TASK PROMPT – All lines from the beginning of the listing through the line with "160, 180, 200];" are to be copied word for word; the pictures are not.

DATASET CONTENT –
- - -

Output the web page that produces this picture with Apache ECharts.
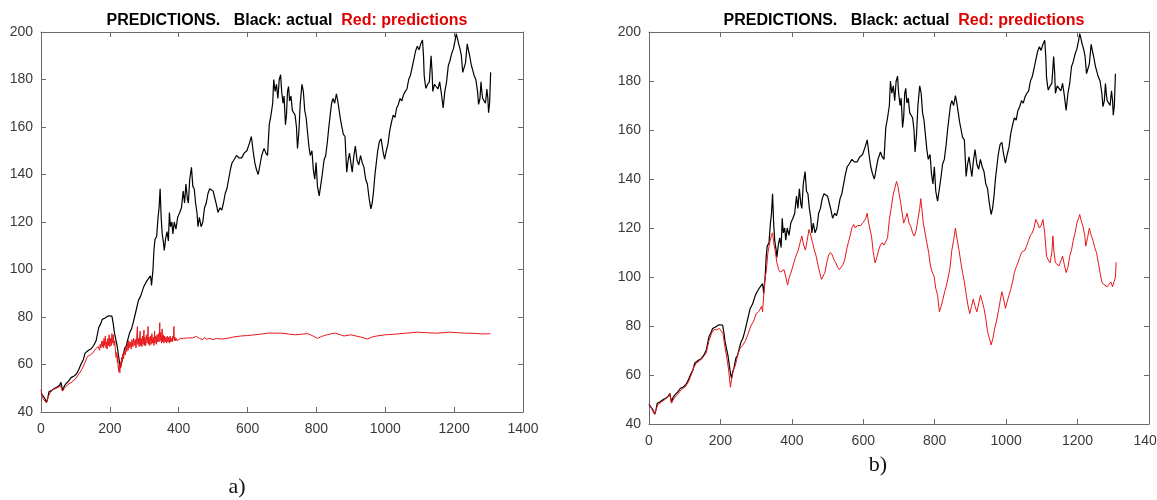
<!DOCTYPE html>
<html>
<head>
<meta charset="utf-8">
<title>PREDICTIONS</title>
<script src="https://cdn.jsdelivr.net/npm/echarts@6/dist/echarts.min.js"></script>
<style>
  html, body { margin: 0; padding: 0; background: #fff; }
  #chart { width: 1157px; height: 500px; }
</style>
</head>
<body>
<div id="chart"></div>
<script>
// Sample index vs. price: actual series (black) and two model predictions (red).
const xTicks = [0, 200, 400, 600, 800, 1000, 1200, 1400];
const yTicks = [40, 60, 80, 100, 120, 140, 160, 180, 200];

const actual = [
  [0,48],[5,47.5],[10,46],[16,44],[20,46],[23,48.5],[30,49],[40,50],[48,50.6],[55,51.5],[58,52.5],[63,49],[68,51],[73,52],[80,53],
  [88,54.6],[95,55],[103,56],[110,58],[118,60.7],[123,62],[128,64.8],[133,65.5],[138,66],[145,66.5],[153,68],[160,70],[168,75.7],
  [173,77],[178,79],[185,79.5],[190,79.7],[196,80.5],[201,81.3],[206,80.4],[210,77],[213,73.6],[218,70],[221,68],[226,62.8],[229,60],
  [231,58.7],[234,61],[238,62.8],[243,66.8],[248,68],[253,71],[258,73.6],[263,75],[268,77.7],[275,82],[283,87],[290,89],[298,92.6],
  [303,94],[308,95.3],[313,96],[318,97.3],[320,95],[321,93.3],[325,99.4],[328,108],[331,112.6],[336,114],[340,122],[343,126],[346,134],
  [349,122],[352,115],[356,111],[358,108],[362,113],[366,116],[370,112],[373,124],[376,118],[380,120],[383,115],[387,120],[392,117],
  [397,122],[403,124],[408,126],[413,133],[417,128],[421,136],[425,130],[428,128],[432,138],[437,143],[441,135],[445,134],[449,128],
  [453,124],[456,118],[460,122],[465,118],[470,120],[475,126],[480,128],[485,132],[490,134],[495,134],[500,133],[505,130],[510,127],
  [514,124],[520,126],[525,125],[530,128],[535,132],[540,134],[545,138],[550,142],[555,145],[560,146],[568,148],[575,147],[583,147],
  [590,149],[598,150],[605,153],[611,156],[616,150],[621,145],[626,142],[631,140],[636,144],[641,148],[648,151],[653,149],[658,148],
  [663,161],[668,165],[673,170],[676,180],[680,175],[684,178],[688,172],[692,180],[696,182],[699,175],[703,170],[706,173],[710,161],
  [713,165],[716,175],[719,177],[722,171],[726,173],[730,167],[734,166],[738,165],[742,160],[745,151],[749,158],[753,170],[758,178],
  [762,175],[766,167],[770,164],[774,158],[778,152],[782,148],[787,150],[791,142],[795,138],[799,145],[803,135],[808,131],[812,135],
  [817,140],[822,146],[827,148],[832,154],[836,160],[840,165],[844,170],[848,172],[853,170],[858,174],[862,171],[866,167],[870,163],
  [874,160],[878,157],[883,156],[888,141],[892,146],[896,149],[900,145],[904,141],[908,147],[913,152],[918,146],[923,144],[928,148],
  [933,145],[938,143],[943,138],[948,136],[953,130],[958,125.5],[962,128],[966,133],[970,140],[974,145],[978,150],[983,154],[988,155],
  [993,150],[998,146.5],[1003,150],[1008,153],[1013,158.6],[1018,162],[1023,165],[1028,164],[1033,168],[1038,169.5],[1043,172],
  [1048,171],[1053,173.6],[1058,175],[1063,176],[1068,180],[1073,181.7],[1078,185],[1083,188.5],[1088,192],[1093,194],[1098,192.5],
  [1103,195],[1108,196.6],[1111,190],[1113,181.7],[1116,178],[1118,176.3],[1123,178],[1128,179],[1133,190],[1136,183],[1138,175],
  [1143,178],[1148,177.6],[1153,176],[1158,179],[1163,174],[1168,168],[1173,175],[1178,179],[1183,185.8],[1188,188],[1193,191],
  [1198,193],[1203,196.6],[1206,199.3],[1210,197],[1213,195],[1217,193],[1221,190],[1225,183],[1229,185],[1233,187],[1238,195],
  [1242,192],[1245,190],[1250,186],[1253,185.8],[1258,181.7],[1263,180],[1268,175],[1271,169.5],[1275,172],[1278,179],[1281,174],
  [1283,172],[1287,171],[1291,170],[1295,176],[1298,172],[1300,166],[1303,170],[1306,183]
];

// Model (a): predictions flatten out around 70-74, noisy band up to ~400.
const predA = [
  [0,49.5],[3,47],[7,45.3],[16,44],[20,46],[26,48],[35,49.5],[45,50],[57,51],[62,48.8],[68,50],[78,51.6],[88,52.5],[99,53.7],
  [110,56],[119,58],[128,61],[135,63.4],[143,64],[150,64.8],[158,66.5],[166,67.6],[170,66],[172,68.5],[174,67],[176,69.7],[178,67.5],
  [180,70],[182,67],[183,71],[185,68],[187,72],[189,67],[190,69.5],[192,66.5],[194,71],[196,68],[198,72.5],[200,67.5],[202,71],
  [204,68],[206,73],[208,69],[210,72.5],[212,68],[214,70],[216,66.2],[218,63],[220,65],[222,60.6],[223,63.5],[224,59],[226,57],
  [227,60],[229,56.5],[231,61],[232,59],[234,63],[236,61],[238,64.5],[240,62.5],[242,66],[245,64],[247,67.5],[249,65.5],[251,69],
  [253,66],[255,70],[257,67],[259,69.5],[262,66.5],[264,70.5],[267,67.5],[269,71],[272,68],[274,70.5],[276,67],[278,71.5],[280,76],
  [281,68.5],[283,71],[285,67.5],[287,72],[288,74],[289,68],[291,71],[293,67.5],[295,72],[297,68.5],[299,74.5],[300,68],[302,71.5],
  [304,68],[306,72.5],[308,69],[310,72],[311,76],[312,68.5],[314,71.5],[316,68],[318,72],[320,68.5],[322,73],[324,69],[326,71.5],
  [328,68],[330,74],[331,69],[333,72],[335,68.5],[337,72.5],[339,69.5],[341,73],[343,69.5],[345,77.6],[346,70],[348,73.5],[350,69],
  [352,75],[353,69.5],[355,72.5],[357,69],[359,72],[361,69.5],[363,71.5],[365,69],[367,72],[369,69.5],[371,71.5],[373,69],[375,72],
  [377,69.5],[379,71],[381,69.5],[383,72],[385,71],[386,76],[387,70],[389,71.5],[391,70],[393,71],[395,70],[399,70.4],[405,71],
  [410,70.5],[415,71],[420,70.6],[425,71.2],[430,70.8],[440,71.2],[451,71.8],[460,71],[470,70.4],[475,71.5],[480,70.6],[490,71],
  [500,70.5],[510,71],[523,70.7],[540,71],[560,71.6],[580,72],[600,72.2],[620,72.5],[640,72.8],[658,73.2],[680,73.2],[700,73.2],
  [720,72.8],[740,72.5],[760,72.8],[775,73],[790,72],[803,71],[815,71.8],[830,72.5],[845,73],[855,73.2],[870,72.5],[880,72],
  [900,72.5],[915,72],[930,71.5],[948,70.7],[960,71.5],[975,72],[1000,72.5],[1030,72.8],[1060,73.2],[1093,73.6],[1120,73.4],
  [1150,73.2],[1187,73.6],[1210,73.4],[1230,73.2],[1260,73.1],[1280,72.9],[1300,72.9],[1305,73]
];

// Model (b): predictions track the trend but stay below the actual values.
const predB = [
  [0,48],[5,47],[10,45.5],[16,44],[20,46],[25,48],[35,49],[45,50],[55,51.5],[58,52.5],[63,48.5],[70,50.5],[80,52],[90,54],[100,55],
  [110,57],[118,60],[125,63],[133,65],[140,65.5],[150,67],[160,69],[168,74],[175,77],[182,78.5],[190,78.5],[197,79],[202,79.5],
  [207,77],[212,72],[218,67],[223,62],[228,55],[231,58],[236,62],[242,64],[248,68],[255,71],[262,72],[270,74],[278,77],[285,80],
  [293,82],[300,85],[308,86],[315,88],[318,85.8],[322,94],[325,100],[328,101.8],[333,110],[338,114],[343,117],[346,118],[350,113],
  [353,111],[358,106],[363,103],[368,102],[373,101.8],[378,103],[383,100],[388,96.7],[393,100],[398,102],[403,104.5],[410,108],
  [418,111],[423,114],[428,116.7],[433,113],[438,111],[443,115],[448,119.4],[453,117],[458,114],[463,111],[468,108.5],[473,105],
  [478,101.8],[483,99],[488,98.7],[493,102],[498,106],[503,109],[508,110],[513,109],[518,107],[523,105.8],[528,104],[533,103],
  [538,104],[543,105],[548,107],[553,111],[558,114],[563,116.7],[568,120],[573,121.4],[578,120],[583,121],[588,120.7],[593,121],
  [598,122],[603,123],[607,124],[611,126],[615,122],[618,120],[623,116.7],[628,110],[633,105.8],[638,108],[643,111],[648,113],
  [653,114],[658,113],[663,112.6],[668,116],[673,123.5],[678,128],[683,133],[688,136],[693,139],[697,137],[700,134.3],[705,130],
  [709,126],[713,122],[718,124],[723,126],[728,122],[733,120.7],[738,118],[743,116.7],[748,119],[753,123.5],[758,128],[761,132],
  [764,128],[768,122],[773,118],[778,114],[783,110],[788,104.5],[793,102],[798,100.4],[803,95.3],[808,92.6],[813,85.8],[818,88],
  [823,91],[828,94],[833,96.7],[838,100],[843,104],[848,111],[853,115],[858,120],[862,116],[868,111],[873,106],[878,101.8],[883,98],
  [888,93],[893,88.5],[898,85],[903,88],[908,91],[913,88],[918,85.8],[923,89],[928,92.6],[933,90],[938,87.2],[943,83],[948,77.7],
  [953,75],[958,72.3],[963,75],[968,79],[973,82],[978,85.8],[983,90],[988,94],[993,91],[998,87.2],[1003,90],[1008,92.6],[1013,95],
  [1018,98],[1023,101.8],[1028,104],[1033,105.8],[1038,108],[1043,110],[1048,110],[1053,111],[1058,113],[1063,115],[1068,117],
  [1073,118],[1078,120],[1083,123.5],[1088,122],[1093,120],[1098,121],[1103,123.5],[1108,118],[1113,108.5],[1118,107],[1123,105.8],
  [1128,110],[1131,116.7],[1134,110],[1138,105.8],[1143,105],[1148,104.5],[1153,105],[1158,108.5],[1163,105],[1168,101.8],[1173,104],
  [1178,108.5],[1183,111],[1188,115],[1193,118],[1198,122],[1203,124],[1206,125.5],[1210,123],[1215,120.7],[1220,117],[1223,112.6],
  [1228,116],[1233,120],[1238,117],[1243,115],[1248,112],[1253,110],[1258,106],[1263,101.8],[1268,98],[1273,97],[1278,96.7],
  [1283,96],[1288,95.3],[1293,98],[1298,96],[1303,95.3],[1306,100],[1308,106]
];

const titleMain = 'PREDICTIONS.   Black: actual  ';
const titleRed = 'Red: predictions';
const panelTags = ['a)', 'b)'];

const AXIS_COLOR = '#6a6a6a';
const LABEL_COLOR = '#3a3a3a';
const FONT = '"Liberation Sans", Arial, Helvetica, sans-serif';
const X_STEP = xTicks[1] - xTicks[0];
const Y_STEP = yTicks[1] - yTicks[0];

// Two MATLAB-style boxed panels: [left, top, width, height]
const panels = [
  { box: [41, 32, 482, 380], pred: predA, tagPos: [237, 487] },
  { box: [649, 32, 500, 392], pred: predB, tagPos: [878, 465] }
];

const plain = v => String(v);

function makeX(grid, pos) {
  return {
    type: 'value', gridIndex: grid, position: pos,
    min: xTicks[0], max: xTicks[xTicks.length - 1], interval: X_STEP,
    axisLine: { show: true, onZero: false, lineStyle: { color: AXIS_COLOR, width: 1 } },
    axisTick: { show: true, inside: true, length: 5, lineStyle: { color: AXIS_COLOR } },
    axisLabel: pos === 'bottom'
      ? { show: true, color: LABEL_COLOR, fontSize: 14, fontFamily: FONT, margin: 10, formatter: plain,
          showMinLabel: true, showMaxLabel: true, hideOverlap: false }
      : { show: false },
    splitLine: { show: false }
  };
}
function makeY(grid, pos) {
  return {
    type: 'value', gridIndex: grid, position: pos,
    min: yTicks[0], max: yTicks[yTicks.length - 1], interval: Y_STEP,
    axisLine: { show: true, onZero: false, lineStyle: { color: AXIS_COLOR, width: 1 } },
    axisTick: { show: true, inside: true, length: 5, lineStyle: { color: AXIS_COLOR } },
    axisLabel: pos === 'left'
      ? { show: true, color: LABEL_COLOR, fontSize: 14, fontFamily: FONT, margin: 8, formatter: plain }
      : { show: false },
    splitLine: { show: false }
  };
}

const grids = [], xAxes = [], yAxes = [], series = [], titles = [], graphics = [];
panels.forEach((p, i) => {
  const [l, t, w, h] = p.box;
  grids.push({ left: l, top: t, width: w, height: h, containLabel: false, outerBoundsMode: 'none' });
  xAxes.push(makeX(i, 'bottom'), makeX(i, 'top'));
  yAxes.push(makeY(i, 'left'), makeY(i, 'right'));
  series.push({
    type: 'line', xAxisIndex: 2 * i, yAxisIndex: 2 * i, data: actual,
    showSymbol: false, symbol: 'none', lineStyle: { color: '#000', width: 1.2 }, z: 2
  });
  series.push({
    type: 'line', xAxisIndex: 2 * i, yAxisIndex: 2 * i, data: p.pred,
    showSymbol: false, symbol: 'none', lineStyle: { color: '#e8161b', width: 1 }, z: 3
  });
  titles.push({
    text: '{k|' + titleMain + '}{r|' + titleRed + '}',
    left: l + w / 2, top: 8, textAlign: 'center',
    textStyle: {
      rich: {
        k: { color: '#000', fontWeight: 'bold', fontSize: 16, fontFamily: FONT },
        r: { color: '#e00000', fontWeight: 'bold', fontSize: 16, fontFamily: FONT }
      }
    }
  });
  graphics.push({
    type: 'text', x: p.tagPos[0], y: p.tagPos[1],
    style: {
      text: panelTags[i], fill: '#111', font: '22px "Liberation Serif", "DejaVu Serif", serif',
      textAlign: 'center', textVerticalAlign: 'middle'
    }
  });
});

const chart = echarts.init(document.getElementById('chart'), null, { renderer: 'canvas' });
chart.setOption({
  animation: false,
  backgroundColor: '#fff',
  title: titles,
  grid: grids,
  xAxis: xAxes,
  yAxis: yAxes,
  series: series,
  graphic: graphics
});
</script>
</body>
</html>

- - -

REPLY –
Output the web page that produces this picture with Apache ECharts.
<!DOCTYPE html>
<html>
<head>
<meta charset="utf-8">
<title>PREDICTIONS</title>
<script src="https://cdn.jsdelivr.net/npm/echarts@6/dist/echarts.min.js"></script>
<style>
  html, body { margin: 0; padding: 0; background: #fff; }
  #chart { width: 1157px; height: 500px; }
</style>
</head>
<body>
<div id="chart"></div>
<script>
// Sample index vs. price: actual series (black) and two model predictions (red).
const xTicks = [0, 200, 400, 600, 800, 1000, 1200, 1400];
const yTicks = [40, 60, 80, 100, 120, 140, 160, 180, 200];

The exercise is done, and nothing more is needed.